■ **Exercise details**
The listing below begins with the first line you should copy; stop after the line containing "from matplotlib.lines import Line2D", and drop every picture.
◇ ◇ ◇
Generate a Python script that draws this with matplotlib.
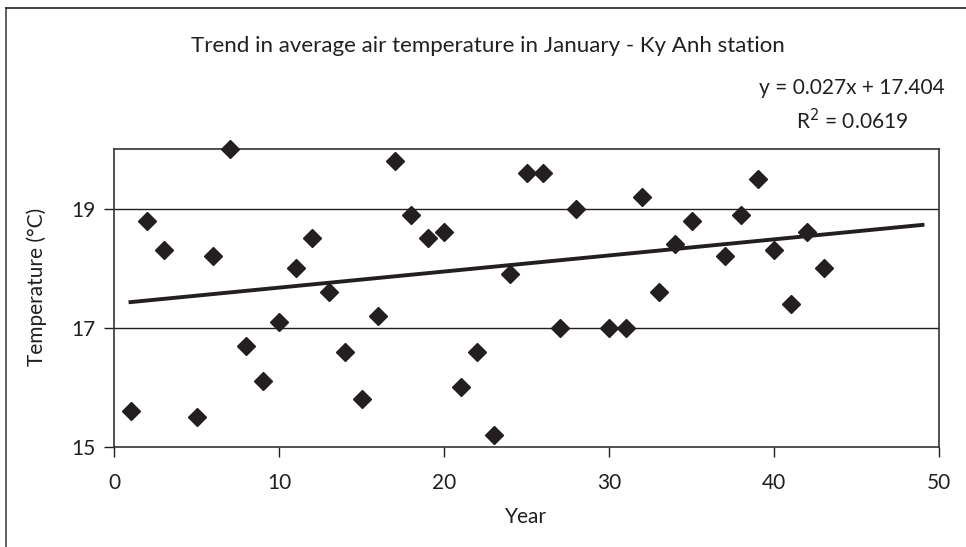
import matplotlib.pyplot as plt
from matplotlib.lines import Line2D

# January mean air temperature at Ky Anh station, by year index
years = [1, 2, 3, 5, 6, 7, 8, 9, 10, 11, 12, 13, 14, 15, 16, 17, 18, 19, 20,
         21, 22, 23, 24, 25, 26, 27, 28, 30, 31, 32, 33, 34, 35, 37, 38, 39,
         40, 41, 42, 43]
temps = [15.6, 18.8, 18.3, 15.5, 18.2, 20.0, 16.7, 16.1, 17.1, 18.0, 18.5,
         17.6, 16.6, 15.8, 17.2, 19.8, 18.9, 18.5, 18.6, 16.0, 16.6, 15.2,
         17.9, 19.6, 19.6, 17.0, 19.0, 17.0, 17.0, 19.2, 17.6, 18.4, 18.8,
         18.2, 18.9, 19.5, 18.3, 17.4, 18.6, 18.0]

# linear trendline as reported
slope = 0.027
intercept = 17.404
r_squared = 0.0619
trend_x = [1, 49]

x_ticks = [0, 10, 20, 30, 40, 50]
y_ticks = [15, 17, 19]

INK = '#231f20'
plt.rcParams['font.family'] = ['Lato', 'DejaVu Sans']

fig = plt.figure(figsize=(9.66, 5.47), dpi=100)
ax = fig.add_axes([114 / 966, 1 - 447 / 547, 825 / 966, 298 / 547])

ax.plot(years, temps, linestyle='none', marker='D', markersize=9.5,
        color=INK, zorder=3, clip_on=False)
trend_y = [slope * x + intercept for x in trend_x]
ax.plot(trend_x, trend_y, color=INK, linewidth=2.8, zorder=4)

ax.set_xlim(0, 50)
ax.set_ylim(15, 20)
ax.set_xticks(x_ticks)
ax.set_yticks(y_ticks)
ax.tick_params(direction='out', length=7, width=1, color=INK,
               labelsize=15, labelcolor=INK, pad=6)
ax.tick_params(axis='x', pad=12)
for y in y_ticks[1:]:
    ax.axhline(y, color=INK, linewidth=1, zorder=1)
for s in ax.spines.values():
    s.set_color('#333333')
    s.set_linewidth(1.2)

fig.text(488 / 966, 1 - 46 / 547,
         'Trend in average air temperature in January - Ky Anh station',
         ha='center', va='center', fontsize=16, color=INK)
fig.text(852 / 966, 1 - 88 / 547, f'y = {slope}x + {intercept}',
         ha='center', va='center', fontsize=15, color=INK)
fig.text(852 / 966, 1 - 121 / 547, f'R$^2$ = {r_squared}',
         ha='center', va='center', fontsize=15, color=INK)
fig.text(37 / 966, 1 - 287 / 547, 'Temperature (°C)', rotation=90,
         ha='center', va='center', fontsize=15, color=INK)
fig.text(526 / 966, 1 - 517 / 547, 'Year',
         ha='center', va='center', fontsize=15, color=INK)

# outer chart frame: left and top edges only
fig.add_artist(Line2D([6 / 966, 6 / 966], [0, 1 - 8 / 547],
                      transform=fig.transFigure, color='#444444', linewidth=1.2))
fig.add_artist(Line2D([6 / 966, 1], [1 - 8 / 547, 1 - 8 / 547],
                      transform=fig.transFigure, color='#222222', linewidth=1.2))

fig.savefig('out.png', dpi=100)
◇ ◇ ◇
■ **Exercise answer**
Generate a Python script that draws this with matplotlib.
import matplotlib.pyplot as plt
from matplotlib.lines import Line2D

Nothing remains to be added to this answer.